In contrast, elegy predominantly stages its scenes and places its poetry within the physical and cultural context of the city (see Welch 2005; Harrison 2013). Its backdrop is contemporary Augustan Rome, and the lifestyles it represents are distinctly urban – and even urbane. Some scholars have characterized Latin love elegy as “pastoral in city clothes” (Veyne 1988: 101–115). But this description is misleading. It’s true that Tibullus often fantasizes about a simple life in the countryside, but the great majority of his elegies are actually based in the city (the rural exceptions are 1.1, 1.3, 1.10, 2.1, and 2.3). Sulpicia, too prefers the city to the countryside and complains loudly when her uncle plans to take her out of Rome to stay at his country house (3.14 and 3.15). For all of the elegiac poets, the city of Rome is the place to be. Propertius and Ovid even take recognizable Roman landmarks and use them to set the scene in their poems. Propertius (2.31.1–2) complains that he is late for a date with his puella (his girlfriend Cynthia) because he has been delayed en route by the ceremonial opening of the porticoes of Augustus’ restored temple of Palatine Apollo. He wryly advises Cynthia that Pompey’s portico offers the perfect environment for her to flaunt her charms (2.32.11–16) – but also suggests some of Rome’s other famous parks and gardens, porticoes, and colonnades, as places where puellae and their lovers like to hang out (2.23.5–6; see also 4.8.75–6). Ovid’s Amores and Ars Amatoria similarly recommend a variety of places in the city that are suitable for romantic and erotic encounters. Indeed, Ovid seems particularly (and cheekily) keen on landmarks that have a special connection with Augustus and the imperial family: he recommends various “pick-up” spots throughout the city of Rome (Ars Amatoria 1.67–170), and recommends the Palatine portico of the Danaids (Amores 2.2.3–4) and the Circus Maximus (Amores 3.2). But he also points out to those interested in an illicit affair al fresco the porticoes of Octavia and Livia (Ars Amatoria 3.391) as particularly good spots to pick up a lover.
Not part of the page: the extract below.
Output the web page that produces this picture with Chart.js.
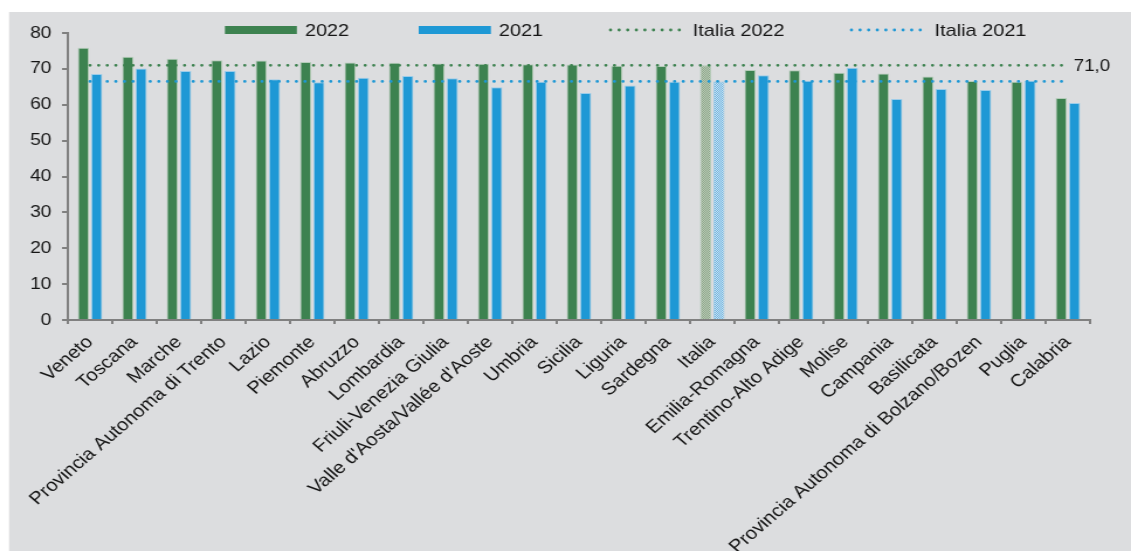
<!DOCTYPE html>
<html>
<head>
<meta charset="utf-8">
<script src="https://cdn.jsdelivr.net/npm/chart.js@4.4.1/dist/chart.umd.min.js"></script>
<style>
html, body { margin: 0; padding: 0; background: #fff; overflow: hidden; }
#wrap { width: 967px; height: 551px; transform: scaleX(1.1696); transform-origin: 0 0; }
</style>
</head>
<body>
<div id="wrap"><canvas id="chart" width="967" height="551"></canvas></div>
<script>
var regioni = ['Veneto', 'Toscana', 'Marche', 'Provincia Autonoma di Trento', 'Lazio', 'Piemonte',
    'Abruzzo', 'Lombardia', 'Friuli-Venezia Giulia', "Valle d'Aosta/Vallée d'Aoste", 'Umbria',
    'Sicilia', 'Liguria', 'Sardegna', 'Italia', 'Emilia-Romagna', 'Trentino-Alto Adige', 'Molise',
    'Campania', 'Basilicata', 'Provincia Autonoma di Bolzano/Bozen', 'Puglia', 'Calabria'];
var occ2022 = [75.9, 73.4, 72.8, 72.4, 72.3, 71.9, 71.8, 71.7, 71.5, 71.4, 71.3, 71.2, 70.9, 70.8,
    71.0, 69.7, 69.6, 68.9, 68.7, 67.9, 66.6, 66.4, 61.9];
var occ2021 = [68.6, 70.1, 69.4, 69.4, 67.1, 66.3, 67.5, 68.0, 67.4, 64.9, 66.4, 63.3, 65.4, 66.4,
    66.5, 68.2, 66.7, 70.3, 61.6, 64.4, 64.1, 66.7, 60.5];
var italia2022 = 71.0;
var italia2021 = 66.5;
var yMin = 0, yMax = 80, yStep = 10;

var verde = '#3d8250';
var azzurro = '#1e98d5';
var grigioAsse = '#808080';
var testo = '#151515';
var font = 'Liberation Sans, Arial, sans-serif';

function makePattern(c1, c2) {
    var p = document.createElement('canvas');
    p.width = 2; p.height = 2;
    var g = p.getContext('2d');
    g.fillStyle = c1; g.fillRect(0, 0, 2, 2);
    g.fillStyle = c2; g.fillRect(0, 0, 1, 1); g.fillRect(1, 1, 1, 1);
    return g.createPattern(p, 'repeat');
}
var patternVerde = makePattern('#8ea98b', '#b9c8b6');
var patternAzzurro = makePattern('#6fb4e0', '#c9e2f2');

var sfondo = {
    id: 'sfondo',
    beforeDraw: function (chart) {
        var ctx = chart.ctx;
        ctx.save();
        ctx.fillStyle = '#dcdddf';
        ctx.fillRect(7.7, 12, chart.width, chart.height);
        ctx.restore();
    }
};

var legenda = {
    id: 'legenda',
    afterDraw: function (chart) {
        var ctx = chart.ctx, y = 30;
        ctx.save();
        ctx.font = '17px ' + font;
        ctx.textBaseline = 'middle';
        ctx.fillStyle = verde; ctx.fillRect(192.3, y - 4, 61.5, 8);
        ctx.fillStyle = azzurro; ctx.fillRect(358, y - 4, 61.7, 8);
        ctx.lineWidth = 2.8; ctx.lineCap = 'round'; ctx.setLineDash([0, 7.35]);
        ctx.strokeStyle = verde;
        ctx.beginPath(); ctx.moveTo(522, y); ctx.lineTo(585, y); ctx.stroke();
        ctx.strokeStyle = azzurro;
        ctx.beginPath(); ctx.moveTo(728, y); ctx.lineTo(791, y); ctx.stroke();
        ctx.setLineDash([]);
        ctx.fillStyle = testo;
        ctx.fillText('2022', 260.7, y + 1);
        ctx.fillText('2021', 426.5, y + 1);
        ctx.fillText('Italia 2022', 592.3, y + 1);
        ctx.fillText('Italia 2021', 799.1, y + 1);
        ctx.restore();
    },
    afterDatasetsDraw: function (chart) {
        var meta = chart.getDatasetMeta(2);
        var last = meta.data[meta.data.length - 1];
        var ctx = chart.ctx;
        ctx.save();
        ctx.font = '16px ' + font;
        ctx.fillStyle = testo;
        ctx.textBaseline = 'middle';
        ctx.fillText(italia2022.toFixed(1).replace('.', ','), last.x + 5, last.y + 1);
        ctx.restore();
    }
};

var ctx = document.getElementById('chart').getContext('2d');
var chart = new Chart(ctx, {
    type: 'bar',
    data: {
        labels: regioni,
        datasets: [{
            label: '2022',
            data: occ2022,
            backgroundColor: regioni.map(function (r) { return r === 'Italia' ? patternVerde : verde; }),
            borderColor: 'rgba(170, 200, 175, 0.8)',
            borderWidth: 1,
            categoryPercentage: 0.6,
            barPercentage: 0.84
        }, {
            label: '2021',
            data: occ2021,
            backgroundColor: regioni.map(function (r) { return r === 'Italia' ? patternAzzurro : azzurro; }),
            borderColor: 'rgba(140, 200, 235, 0.8)',
            borderWidth: 1,
            categoryPercentage: 0.6,
            barPercentage: 0.84
        }, {
            type: 'line',
            label: 'Italia 2022',
            data: [{ x: regioni[0], y: italia2022 }, { x: regioni[regioni.length - 1], y: italia2022 }],
            borderColor: verde,
            borderWidth: 2.8,
            borderDash: [0, 7.35],
            borderCapStyle: 'round',
            pointRadius: 0,
            order: -1
        }, {
            type: 'line',
            label: 'Italia 2021',
            data: [{ x: regioni[0], y: italia2021 }, { x: regioni[regioni.length - 1], y: italia2021 }],
            borderColor: azzurro,
            borderWidth: 2.8,
            borderDash: [0, 7.35],
            borderCapStyle: 'round',
            pointRadius: 0,
            order: -1
        }]
    },
    options: {
        responsive: false,
        animation: false,
        layout: { padding: { top: 33, right: 35, left: 0, bottom: 0 } },
        plugins: {
            legend: { display: false },
            tooltip: { enabled: false }
        },
        scales: {
            x: {
                grid: { offset: true, drawOnChartArea: false, tickLength: 4, color: grigioAsse, lineWidth: 2 },
                border: { color: grigioAsse, width: 2 },
                ticks: {
                    autoSkip: false, minRotation: 45, maxRotation: 45, padding: 8,
                    color: testo, font: { family: font, size: 17.5 }
                },
                afterFit: function (s) { s.height = 231; }
            },
            y: {
                min: yMin,
                max: yMax,
                grid: { drawOnChartArea: false, tickLength: 5, color: grigioAsse, lineWidth: 2 },
                border: { color: grigioAsse, width: 2 },
                ticks: { stepSize: yStep, padding: 9, color: testo, font: { family: font, size: 16.5 } },
                afterFit: function (s) { s.width = 58; }
            }
        }
    },
    plugins: [sfondo, legenda]
});
</script>
</body>
</html>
Alongside these recognizable spatial markers for their poetry, the Roman elegists also use specific temporal markers. Identifiable historical events and dates are sometimes mentioned (e.g., the Augustan marriage laws, the Secular Games), and a few elegies represent what is known as “occasional poetry,” celebrating a particular event such as a promotion, or a birthday (Tibullus 2.2, Propertius 3.10, Sulpicia 3.14 and 3.15). The combined effect of these features is to offer the impression that elegy represents reality, that the elegiac world is a mirror to the “real world” of Augustan Rome (see Kennedy 1993: 92–93). And, although we should see this reality effect for what it is (or rather, for what it is not), this phenomenon does invite us to look outside the poetry, to consider the wider historical and social world in which the ostensibly private and personal world of elegy is situated. Indeed, there are a number of ways in which lyric and elegy respond to the socio-cultural contexts in which they are produced, and the treatment of two themes are of particular importance to our understanding of these genres: rei publicae (politics) and puellae (girls).
Cultural, Political, and Historical Contexts for Elegy and Lyric: rei publicae
Let’s take the theme of politics first – although this aspect of the Roman world will inevitably shape the context in which the Latin lyric and elegiac poets engage with their puellae too. The period of time for which both lyric and elegy flourish in Rome is relatively short. Catullus is writing in the late Republican era of the 60s and 50s bce, largely under the First Triumvirate (a tense political alliance between Caesar, Crassus, and Pompey). Gallus is writing in the 40s bce, which see the assassination of Caesar and give rise to the Second Triumvirate, a power-share between Octavian (the future Augustus Caesar), Antony, and Lepidus. Horace, Tibullus, and Propertius are all active in the 30s and 20s under Octavian/Augustus’ early principate – that is, during the immediate aftermath of the bloody period of civil war and into the long period of relative peace and restoration led by Augustus. Indeed, it is tempting to see the emphasis on peace and recreation in lyric and elegy, alongside the explicit interest of these poets in making love not war, as a reaction of some kind against the horrors of the civil war period (see Harrison 2013: 133). Ovid joins the party a little later, and begins writing love elegy in the 20s, with the Augustan imperial regime now well established – although Ovid continues writing experimental elegy into the early decades of the new millennium and the reign of Augustus’ adopted son and successor, Tiberius. Latin lyric and elegy prosper for an interval of about seventy years then, but this interval corresponds with one of the most turbulent and transformative periods in ancient history as Rome makes the difficult transition from Republic to Monarchy and Empire.
These seismic changes in Rome’s political system inevitably make an impact upon the lyric and elegiac poetry being produced at the time. One of Catullus’ lesser-known elegiac couplets captures nicely the poet’s political stance (Catullus 93):
Nil nimium studeo, Caesar, tibi velle placere,
nec scire utrum sis albus an ater homo.